This introduction aims to serve as a primary text for upper-level college/seminary courses on the writing prophets or as a supplemental text for preaching classes. Gary V. Smith, professor of Old Testament at Bethel Theological Seminary in St. Paul, Minnesota, has also authored an excellent commentary on the book of Amos and the article "Prophet; Prophecy" in ISBE 3 (1986). The unique slant in this introduction is steady use of communication theory and the sociology of knowledge to evaluate the Biblical prophets. Smith analyzes God's use of the prophets as change agents in terms of the persuasiveness of their prophetic communication, the theology of their messages and their sociological involvement with their audience. While the author upholds a theistic worldview, his book may have secular appeal because of its focus on this interplay between prophet and hearers in terms of human motivations and responses.
The first two chapters give theories about the nature of communication and social change, the next sixteen chapters apply the theories to each of the sixteen writing prophets, and a final chapter summarizes principles characterizing prophetic endeavors. Chapter 1 explains factors that inhibit or promote transformation in hearers offered persuasive reasons to change. Chapter 2 considers whether the prophet held a socially peripheral or central position. It also introduces terms that will recur through the book, such as objectification, legitimation, externalization and internalization. While the vocabulary may be new, the ideas are straightforward and uncontroversial.
The format of the ensuing chapters is particularly conducive to achieving a comprehensive picture of each prophetic book. After a short introduction suggesting the book's key issues, each chapter has several pages on "Social Setting" that give the historical context, structure of the social order and social location and role of the prophet. The main section of the chapter, entitled "Social Interaction," presents an outline of the book and then follows the book's own sequence in a review of its content.
This review shows how the prophet worked to affect his hearers/readers in each part of his message. The sociological emphasis gives a sense of the tensions that drove the prophet to speak and affected the form of his message. Smith adds historical clarifications and cross references to other prophets.
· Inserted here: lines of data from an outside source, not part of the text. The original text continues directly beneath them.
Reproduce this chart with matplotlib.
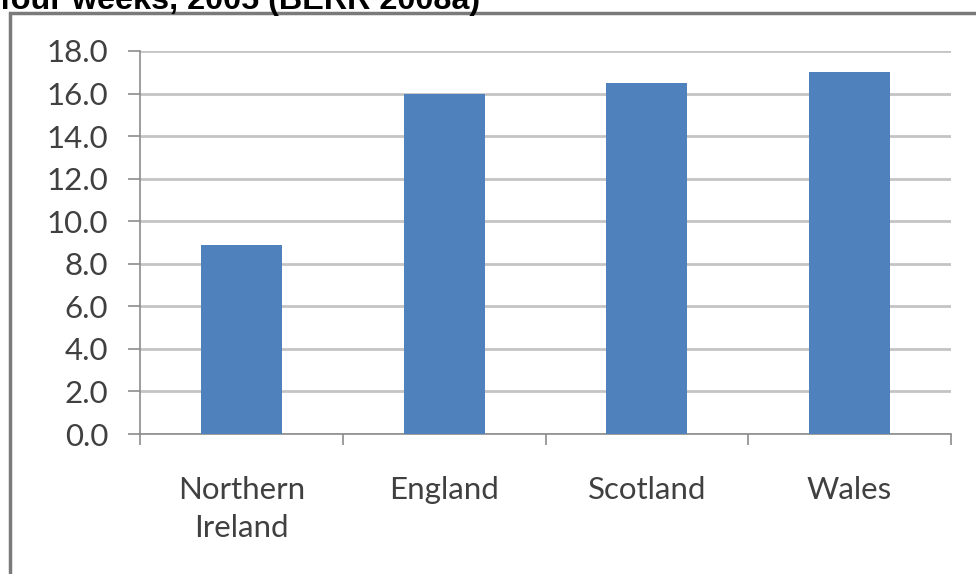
import matplotlib
matplotlib.use('Agg')
import matplotlib.pyplot as plt
from matplotlib.patches import Rectangle
import numpy as np

plt.rcParams['font.family'] = ['Lato', 'DejaVu Sans']

categories = ['Northern\nIreland', 'England', 'Scotland', 'Wales']
values = [8.9, 16.0, 16.5, 17.0]
yticks = [0, 2, 4, 6, 8, 10, 12, 14, 16, 18]
title = 'four weeks, 2005 (BERR 2008a)'

txt = '#404040'
grid_c = '#c4c4c4'
axis_c = '#8c8c8c'

fig = plt.figure(figsize=(9.76, 5.74), dpi=100)
ax = fig.add_axes([140/976, 1-434/574, 811/976, 383/574])

x = np.arange(len(categories))
ax.bar(x, values, width=0.4, color='#4F81BD', zorder=3)

ax.set_xlim(-0.5, len(categories)-0.5)
ax.set_ylim(0, 18)
ax.set_yticks(yticks)
ax.set_yticklabels(['%.1f' % v for v in yticks])
ax.yaxis.grid(True, color=grid_c, linewidth=2, zorder=0)

ax.set_xticks(x)
ax.set_xticklabels(categories, linespacing=1.45)
ax.set_xticks(np.arange(len(categories)+1)-0.5, minor=True)
ax.tick_params(axis='x', which='major', length=0, pad=30, labelsize=22.5, labelcolor=txt)
ax.tick_params(axis='x', which='minor', length=8, width=1.2, color=axis_c)
ax.tick_params(axis='y', length=9, width=1.2, color=axis_c, pad=14, labelsize=22.5, labelcolor=txt)

for s in ['top', 'right']:
    ax.spines[s].set_visible(False)
for s in ['left', 'bottom']:
    ax.spines[s].set_color(axis_c)
    ax.spines[s].set_linewidth(1.2)

# outer frame of the chart (cropped)
fig.patches.append(Rectangle((10/976, -0.1), 1.1, 1-13/574+0.1, transform=fig.transFigure,
                             fill=False, edgecolor='#7a7a7a', linewidth=2.5))

fig.text(0, 1-9/574, title, fontsize=23.3, fontweight='bold', family='Liberation Sans',
         ha='left', va='baseline', color='black')

plt.savefig('out.png', dpi=100)
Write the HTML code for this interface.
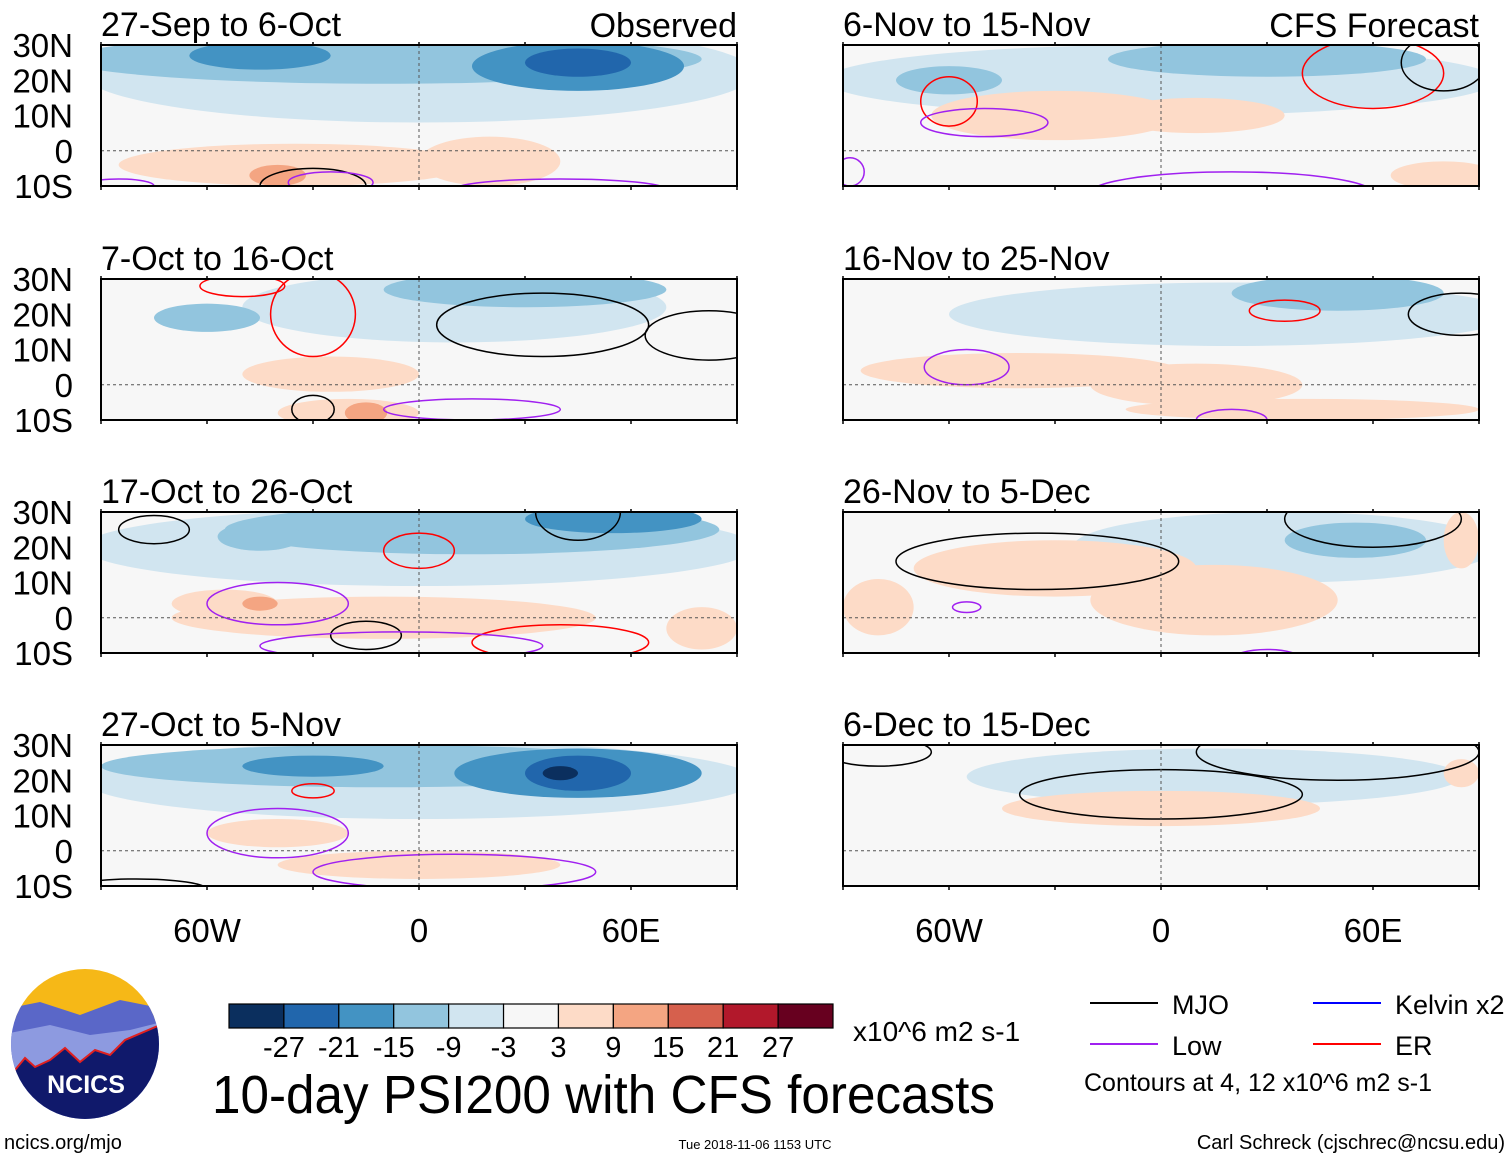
<!DOCTYPE html>
<html><head><meta charset="utf-8"><style>
body{margin:0;background:#fff;}
svg text{font-family:"Liberation Sans",sans-serif;}
</style></head><body>
<svg id="root" width="1510" height="1159" viewBox="0 0 1510 1159" xmlns="http://www.w3.org/2000/svg">
<g id="panels"></g>
<g id="legend"></g>
</svg>
<script>
const levels=[-27,-21,-15,-9,-3,3,9,15,21,27];
const colors=["#0b2f5e","#2166ac","#4393c3","#92c5de","#d1e5f0","#f7f7f7","#fddbc7","#f4a582","#d6604d","#b2182b","#67001f"];
const titles=["27-Sep to 6-Oct","7-Oct to 16-Oct","17-Oct to 26-Oct","27-Oct to 5-Nov","6-Nov to 15-Nov","16-Nov to 25-Nov","26-Nov to 5-Dec","6-Dec to 15-Dec"];
const latTicks=["30N","20N","10N","0","10S"];
const latVals=[30,20,10,0,-10];
const lonTicks=["60W","0","60E"];
const lonVals=[-60,0,60];
// blobs: [lon, lat, rxDeg, ryDeg, colorIndex]
const blobs=[
 [[0,22,95,14,4],[-10,26,90,7,3],[-45,27,20,4,2],[45,24,30,7,2],[45,25,15,4,1],[-35,-4,50,6,6],[20,-3,20,7,6],[-40,-7,8,3,7]],
 [[10,22,60,10,4],[30,27,40,5,3],[-60,19,15,4,3],[-25,3,25,5,6],[-20,-8,20,4,6],[-15,-8,6,3,7]],
 [[0,20,95,11,4],[15,25,70,7,3],[55,28,25,4,2],[-45,23,12,4,3],[-10,0,60,6,6],[-55,4,15,4,6],[-45,4,5,2,7],[80,-3,10,6,6]],
 [[0,20,95,11,4],[-10,24,80,6,3],[45,22,35,7,2],[45,22,15,5,1],[40,22,5,2,0],[-30,24,20,3,2],[-40,5,20,4,6],[0,-4,40,4,6]],
 [[0,20,95,10,4],[30,26,45,5,3],[-60,20,15,4,3],[-30,10,35,7,6],[10,10,25,5,6],[80,-7,15,4,6]],
 [[20,20,80,9,4],[50,26,30,5,3],[-40,4,45,5,6],[10,0,30,6,6],[40,-7,50,3,6]],
 [[35,20,60,10,4],[55,22,20,5,3],[-30,14,40,8,6],[15,5,35,10,6],[-80,3,10,8,6],[85,22,5,8,6]],
 [[15,21,70,8,4],[0,12,45,5,6],[85,22,5,4,6]]
];
// contours: [lon, lat, rxDeg, ryDeg, colorIndexInContourColors]
const contourColors=["#000000","#a020f0","#ff0000","#0000ff"];
const contours=[
 [[-30,-10,15,5,0],[-25,-9,12,3,1],[40,-11,30,3,1],[-85,-10,10,2,1]],
 [[35,17,30,9,0],[82,14,18,7,0],[-50,28,12,3,2],[-30,20,12,12,2],[-30,-7,6,4,0],[15,-7,25,3,1]],
 [[-75,25,10,4,0],[0,19,10,5,2],[45,30,12,8,0],[-40,4,20,6,1],[-15,-5,10,4,0],[40,-7,25,5,2],[-5,-8,40,4,1]],
 [[-30,17,6,2,2],[-40,5,20,7,1],[10,-6,40,5,1],[-80,-11,20,3,0]],
 [[-60,14,8,7,2],[-50,8,18,4,1],[60,22,20,10,2],[80,25,12,8,0],[20,-12,40,6,1],[-88,-6,4,4,1]],
 [[-55,5,12,5,1],[35,21,10,3,2],[85,20,15,6,0],[20,-10,10,3,1]],
 [[-35,16,40,8,0],[-55,3,4,1.5,1],[60,28,25,8,0],[30,-12,10,3,1]],
 [[0,16,40,7,0],[50,28,40,8,0],[-80,28,15,4,0]]
];
const NS="http://www.w3.org/2000/svg";
const panelsG=document.getElementById('panels');
const PW=636,PH=141;
const origins=[[101,45],[101,279],[101,512],[101,745],[843,45],[843,279],[843,512],[843,745]];
function mk(t,a,p){const e=document.createElementNS(NS,t);for(const k in a)e.setAttribute(k,a[k]);(p||panelsG).appendChild(e);return e;}
function lonX(o,lon){return o[0]+(lon+90)/180*PW;}
function latY(o,lat){return o[1]+(30-lat)/40*PH;}
origins.forEach((o,i)=>{
  const g=mk('g',{});
  
  
  const cp=mk('clipPath',{id:'cp'+i},g);
  mk('rect',{x:o[0],y:o[1],width:PW,height:PH},cp);
  const inner=mk('g',{'clip-path':'url(#cp'+i+')'},g);
  mk('rect',{x:o[0],y:o[1],width:PW,height:PH,fill:'#f7f7f7'},inner);
  blobs[i].forEach(b=>{
    const e=mk('ellipse',{cx:lonX(o,b[0]),cy:latY(o,b[1]),rx:b[2]/180*PW,ry:b[3]/40*PH,fill:colors[b[4]]},inner);
    
    
  });
  contours[i].forEach(c=>{
    const e=mk('ellipse',{cx:lonX(o,c[0]),cy:latY(o,c[1]),rx:c[2]/180*PW,ry:c[3]/40*PH,fill:'none',stroke:contourColors[c[4]],'stroke-width':1.5},inner);
    
    
  });
  mk('line',{x1:o[0],x2:o[0]+PW,y1:latY(o,0),y2:latY(o,0),stroke:'#555','stroke-dasharray':'3,3','stroke-width':1},inner);
  mk('line',{x1:lonX(o,0),x2:lonX(o,0),y1:o[1],y2:o[1]+PH,stroke:'#555','stroke-dasharray':'3,3','stroke-width':1},inner);
  mk('rect',{x:o[0],y:o[1],width:PW,height:PH,fill:'none',stroke:'#000','stroke-width':2},g);
  for(let lon=-90;lon<=90;lon+=30){const x=lonX(o,lon);mk('line',{x1:x,x2:x,y1:o[1]+PH,y2:o[1]+PH+4,stroke:'#000','stroke-width':1.5},g);mk('line',{x1:x,x2:x,y1:o[1],y2:o[1]-3,stroke:'#000','stroke-width':1.5},g);}
  const t=mk('text',{x:o[0],y:o[1]-9,'font-size':34},g);t.textContent=titles[i];
  
  
  if(i<4){latVals.forEach((v,j)=>{const l=mk('text',{x:73,y:latY(o,v)+12,'font-size':33,'text-anchor':'end'},g);l.textContent=latTicks[j];
    
    });}
  if(i===3||i===7){lonVals.forEach((v,j)=>{const l=mk('text',{x:lonX(o,v),y:942,'font-size':33,'text-anchor':'middle'},g);l.textContent=lonTicks[j];
    
    });}
});
let h=mk('text',{x:737,y:37,'font-size':34,'text-anchor':'end'});h.textContent='Observed';


h=mk('text',{x:1479,y:37,'font-size':34,'text-anchor':'end'});h.textContent='CFS Forecast';


// colorbar
const L=document.getElementById('legend');
const cbX=229,cbW=604,cbY=1004,cbH=24,bw=cbW/colors.length;
colors.forEach((c,i)=>{const r=mk('rect',{x:cbX+i*bw,y:cbY,width:bw,height:cbH,fill:c,stroke:'#000','stroke-width':1.2},L);
  
  });
levels.forEach((v,i)=>{const t=mk('text',{x:cbX+(i+1)*bw,y:1057,'font-size':29,'text-anchor':'middle'},L);t.textContent=v;
  
  });
function txt(x,y,s,str,anchor,name){const t=mk('text',{x:x,y:y,'font-size':s,'text-anchor':anchor||'start'},L);t.textContent=str;return t;}
txt(853,1041,28,'x10^6 m2 s-1','start','units-label');
const mt=txt(212,1113,54,'10-day PSI200 with CFS forecasts','start','main-title');
mt.setAttribute('textLength','783');mt.setAttribute('lengthAdjust','spacingAndGlyphs');
txt(4,1149,20,'ncics.org/mjo','start','website-label');
txt(755,1149,13,'Tue 2018-11-06 1153 UTC','middle','timestamp');
txt(1505,1149,20,'Carl Schreck (cjschrec@ncsu.edu)','end','author-credit');
const leg=[[1090,1003,'#000','MJO'],[1090,1044,'#a020f0','Low'],[1313,1003,'#0000ff','Kelvin x2'],[1313,1044,'#ff0000','ER']];
leg.forEach(l=>{mk('line',{x1:l[0],x2:l[0]+68,y1:l[1],y2:l[1],stroke:l[2],'stroke-width':2},L);txt(l[0]+82,l[1]+11,27,l[3],'start','legend-entry');});
txt(1084,1091,25,'Contours at 4, 12 x10^6 m2 s-1','start','contour-note');
// logo
const lg=mk('g',{},L);
const d=mk('defs',{},lg);const cpl=mk('clipPath',{id:'logoclip'},d);mk('ellipse',{cx:85,cy:1044,rx:74,ry:75},cpl);
const lgi=mk('g',{'clip-path':'url(#logoclip)'},lg);
mk('rect',{x:0,y:960,width:170,height:60,fill:'#f6b817'},lgi);
mk('path',{d:'M0 1010 L40 1002 L80 1015 L120 1000 L170 1010 L170 1120 L0 1120Z',fill:'#5a67c8'},lgi);
mk('path',{d:'M0 1035 L50 1025 L90 1035 L130 1030 L170 1020 L170 1120 L0 1120Z',fill:'#8d9ae0'},lgi);
mk('path',{d:'M0 1065 L15 1070 L25 1058 L35 1067 L50 1060 L65 1048 L80 1062 L95 1050 L110 1055 L125 1040 L160 1025 L170 1030 L170 1120 L0 1120Z',fill:'#10196b',stroke:'#e02020','stroke-width':2},lgi);
const lt=mk('text',{x:86,y:1093,'font-size':25,'font-weight':'bold',fill:'#fff','text-anchor':'middle'},lg);lt.textContent='NCICS';
</script>
</body></html>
He handles matters of detail and scholarly disagreement in up-to-date footnotes that adduce sources for competing views but generally favor conservative positions. Each chapter closes with about a page of theological and social implications of the prophet for contemporary preachers, and then several questions for discussion. Willem VanGemeren's Interpreting the Prophetic Word (1990) is longer and more schematic, generalizing and heavily footnoted, but The Prophets as Preachers often has more analysis of a prophetic book's content.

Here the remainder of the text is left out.